A irmã de Blake, Letetra Widman, na manifestação desse sábado encabeçou cânticos, como “tenho orgulho de ser negro” e “amo gente negra”. Ela, logo após o quase assassinato do irmão por um policial branco, pelas costas, chamou a atenção ao dizer que não havia chorado, que estava com raiva, e que “não queria pena, queria mudança”.

À multidão ali reunida, Letreta recitou: “Eu sou a guardiã e não vou aceitar seus abusos. Eu sou a guardiã e não vou morrer – durante 400 anos vocês tentaram”, em referência aos quatro séculos passados desde que os primeiros africanos foram traficados e vendidos como escravos nos EUA.

Justin Blake, tio da vítima, conclamou a manter a campanha contra a violência racista “sem parar”: “não espere até que um corpo atinja o solo”. A manifestação deste sábado foi organizada pela família e pelos Ativistas das Vidas Negras de Kenosha (BLAK, na sigla em inglês).

O vice-governador Barnes afirmou que “justiça é o mínimo, e não iremos embora até vermos justiça”. “Os negros passaram por alguns dos tempos mais difíceis da história da humanidade e ainda estamos aqui hoje”, acrescentou, dizendo esperar se reunir de novo com a população de Kenosha “em tempos mais felizes”.

A deputada Moore, após repudiar as ações racistas e truculentas da polícia, defendeu a aprovação da Lei de Justiça para George Floyd, que ela apresentou na Câmara para estabelecer uma ampla reforma policial – cuja aprovação está difícil, devido ao controle republicano sobre o Senado.

A campanha à reeleição de Trump vem tentando fazer dos protestos contra o quase assassinato de Blake de pretexto para assustar eleitores indecisos, sob a cínica alegação de “turbas violentas” estão nas ruas, ameaçando o país.

Trump determinou o envio de contingentes da Guarda Nacional de três Estados para Kenosha, numa espécie de boca de urna em prol de seu lema de “presidente da lei e da ordem”.

Moradores denunciam que pessoas são presas por agentes federais em carros sem identificação, repetindo a ilegalidade cometida em Portland. O governador de Wisconsin, o democrata Tony Evans, reafirmou seu apoio às manifestações por “justiça, equidade e responsabilidade pelas vidas de negros”.

Como destacou o Guardian, a incursão de supremacistas brancos armados na pequena cidade deixou cicatrizes e apreensão. “Chegou a um ponto em que não saio após certa hora, depois de escurecer. Quem pode dizer se no meio da multidão existe um cara que quer matar negros?”, disse o morador Macari Gosa, que trabalha em uma loja de conveniência.

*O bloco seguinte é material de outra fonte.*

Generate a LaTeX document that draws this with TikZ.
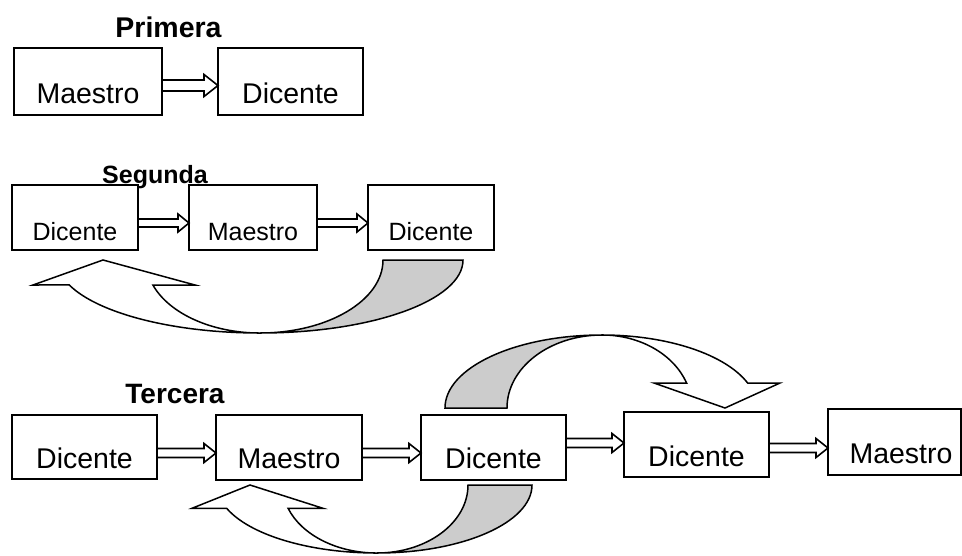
\documentclass[tikz,border=0pt]{standalone}
\usepackage{fontspec}
\setmainfont{Liberation Sans}
\usetikzlibrary{calc}
\newcommand\blockarr[6]{\draw[blk] ($(#1.east|-#3)+(0,-#4)$) -- ($(#2.west|-#3)+(-#6,-#4)$) -- ($(#2.west|-#3)+(-#6,-#5)$) -- (#2.west|-#3) -- ($(#2.west|-#3)+(-#6,#5)$) -- ($(#2.west|-#3)+(-#6,#4)$) -- ($(#1.east|-#3)+(0,#4)$) -- cycle;}
\begin{document}
\begin{tikzpicture}[x=1pt,y=-1pt,
  box/.style={draw, fill=white, line width=1.8pt, inner sep=0pt, outer sep=0pt, anchor=south west, font=\fontsize{28.5}{34}\selectfont},
  sbox/.style={box, font=\fontsize{25}{30}\selectfont},
  blk/.style={draw, fill=white, line width=1.6pt, line join=miter},
  front/.style={draw, fill=white, line width=1.5pt, line join=miter},
  back/.style={draw, fill=black!20, line width=1.5pt, line join=miter},
  ttl/.style={font=\bfseries\fontsize{28.5}{34}\selectfont, anchor=base, inner sep=0pt}]
\useasboundingbox (0,0) rectangle (962,555);

% titles
\node[ttl] (t1) at (168.5,37) {Primera};
\node[ttl, font=\bfseries\fontsize{25}{30}\selectfont] (t2) at (155,183) {Segunda};
\node[ttl, font=\bfseries\fontsize{28}{34}\selectfont] (t3) at (175,403) {Tercera};

% Primera
\node[box, minimum width=148pt, text height=55pt, text depth=12pt] (P1) at (14,115) {Maestro};
\node[box, minimum width=145pt, text height=55pt, text depth=12pt] (P2) at (218,115) {Dicente};

% Segunda
\node[sbox, minimum width=126pt, text height=55pt, text depth=10pt] (S1) at (12,250) {Dicente};
\node[sbox, minimum width=128pt, text height=55pt, text depth=10pt] (S2) at (189,250) {Maestro};
\node[sbox, minimum width=126pt, text height=55pt, text depth=10pt] (S3) at (368,250) {Dicente};

% Tercera
\node[box, minimum width=145pt, text height=53pt, text depth=11pt] (T1) at (12,479) {Dicente};
\node[box, minimum width=146pt, text height=53pt, text depth=12pt] (T2) at (216,480) {Maestro};
\node[box, minimum width=145pt, text height=53pt, text depth=12pt] (T3) at (421,480) {Dicente};
\node[box, minimum width=145pt, text height=54pt, text depth=11pt] (T4) at (624,477) {Dicente};
\node[box, minimum width=133pt, text height=54pt, text depth=12pt] (T5) at (828,475) {\hspace*{13pt}Maestro};

% y levels of the block arrows
\coordinate (yP) at (0,85.5);
\coordinate (yS) at (0,223);
\coordinate (yT) at (0,453);
\coordinate (yT3) at (0,443);
\coordinate (yT4) at (0,448);

\blockarr{P1}{P2}{yP}{5.5}{11}{14}
\blockarr{S1}{S2}{yS}{4}{9}{11}
\blockarr{S2}{S3}{yS}{4}{9}{11}
\blockarr{T1}{T2}{yT}{4.5}{9.5}{12}
\blockarr{T2}{T3}{yT}{4.5}{9.5}{12}
\blockarr{T3}{T4}{yT3}{4.5}{9.5}{12}
\blockarr{T4}{T5}{yT4}{4.5}{9.5}{12}

% Segunda curved arrow (S3 back to S1)
\coordinate (c1) at (260,260);
\path[back] ($(c1)+(203,0)$) arc[start angle=0,end angle=-90,x radius=203pt,y radius=73pt]
  arc[start angle=-90,end angle=0,x radius=123pt,y radius=73pt] -- cycle;
\path[front] ($(c1)+(0,73)$) arc[start angle=-90,end angle=-160,x radius=203pt,y radius=73pt]
  -- ($(c1)+(-227,25)$) -- ($(c1)+(-157,0)$) -- ($(c1)+(-65,25)$) -- ($(c1)+(-107.1,25)$)
  arc[start angle=-160,end angle=-90,x radius=114pt,y radius=73pt] -- cycle;

% Tercera upper curved arrow (T3 to T4)
\coordinate (c2) at (602,408);
\path[back] ($(c2)+(-157,0)$) arc[start angle=180,end angle=90,x radius=157pt,y radius=73pt]
  arc[start angle=90,end angle=180,x radius=95pt,y radius=73pt] -- cycle;
\path[front] ($(c2)+(0,-73)$) arc[start angle=90,end angle=20,x radius=155pt,y radius=73pt]
  -- ($(c2)+(178,-25)$) -- ($(c2)+(123,0)$) -- ($(c2)+(52,-25)$) -- ($(c2)+(84.6,-25)$)
  arc[start angle=20,end angle=90,x radius=90pt,y radius=73pt] -- cycle;

% Tercera lower curved arrow (T3 back to T2)
\coordinate (c3) at (377,485);
\path[back] ($(c3)+(155,0)$) arc[start angle=0,end angle=-90,x radius=155pt,y radius=68pt]
  arc[start angle=-90,end angle=0,x radius=91pt,y radius=68pt] -- cycle;
\path[front] ($(c3)+(0,68)$) arc[start angle=-90,end angle=-160,x radius=160pt,y radius=68pt]
  -- ($(c3)+(-185,23.3)$) -- ($(c3)+(-127,0)$) -- ($(c3)+(-54,23.3)$) -- ($(c3)+(-88.9,23.3)$)
  arc[start angle=-160,end angle=-90,x radius=94.6pt,y radius=68pt] -- cycle;
\end{tikzpicture}
\end{document}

Blake, que estava com três filhos em seu carro e parou para separar uma briga entre duas mulheres, foi abordado pelos policiais que haviam sido chamados devido ao conflito delas. Acabou baleado pelas costas, diante dos filhos, ao tentar voltar ao próprio veículo e sem representar qualquer ameaça. Após visitá-lo na quarta-feira no hospital, Blake Senior disse que o filho “está lutando por sua vida”.